In the scene, the three scientists are looking at Polaroid prints from the Deep Space Network satellite dish in Goldstone, Calif. Capturing backup Polaroids was a common practice in the early days of planetary exploration. They offered Kuiper's team a tantalizing glimpse of what Ranger had seen as it plummeted to its demise, while the high-resolution images were being carefully developed in a photo lab. Until that moment, no one on Earth had ever seen what the moon or any other world looked like on a such a small scale.
I was previously aware of Lunar Bridgehead because I used some of it in my own film, Desert Moon. Desert Moon chronicles the story of Gerard Kuiper, his team's contributions to the space race and the dawn of planetary science. We found a copy of Lunar Bridgehead on a 16mm film reel in the basement of the University of Arizona Lunar and Planetary Laboratory, and had it digitally restored. Our version is slightly colorized, with a rich sepia tone that adds to the film's vintage look.

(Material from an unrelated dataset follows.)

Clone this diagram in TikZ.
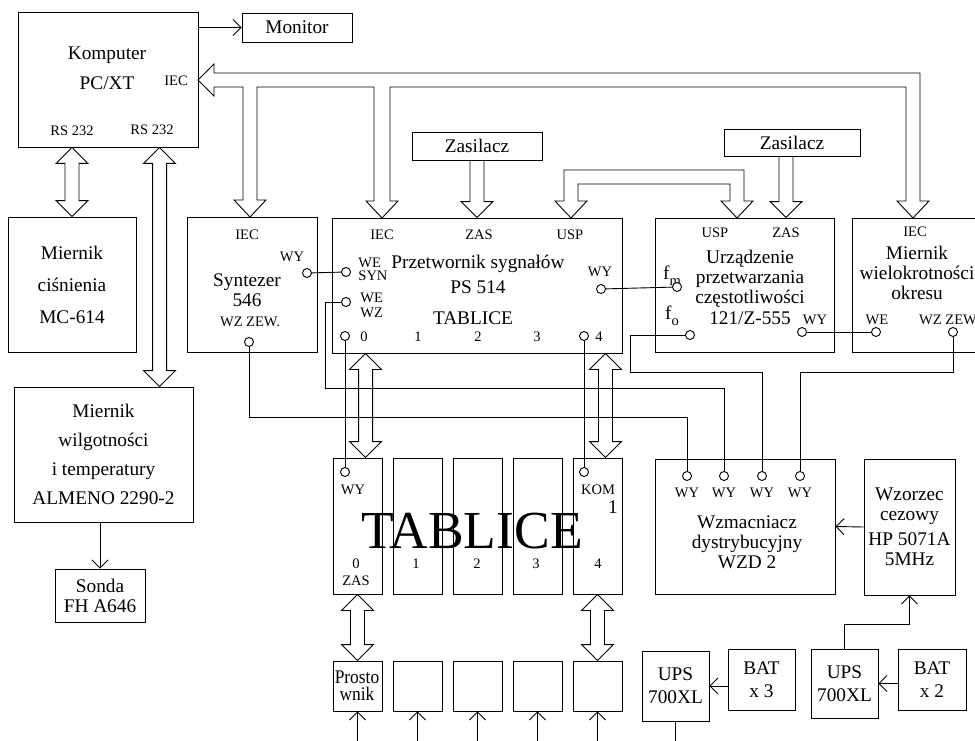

I've been fielding a lot of questions about when Desert Moon will be available online—right now it's only being shown at the University of Arizona Flandrau Science Center in Tucson. We're currently pitching the film to Arizona Public Media and NASA TV, and a DVD release may be in the works. I've also had to slog through a lengthy legal process regarding the film's copyright status. My ultimate goal is to get it online for free, and that will happen—eventually. In the meantime, check out Lunar Bridgehead, which gives great insight into the science and engineering behind America's early efforts to shake hands with the moon.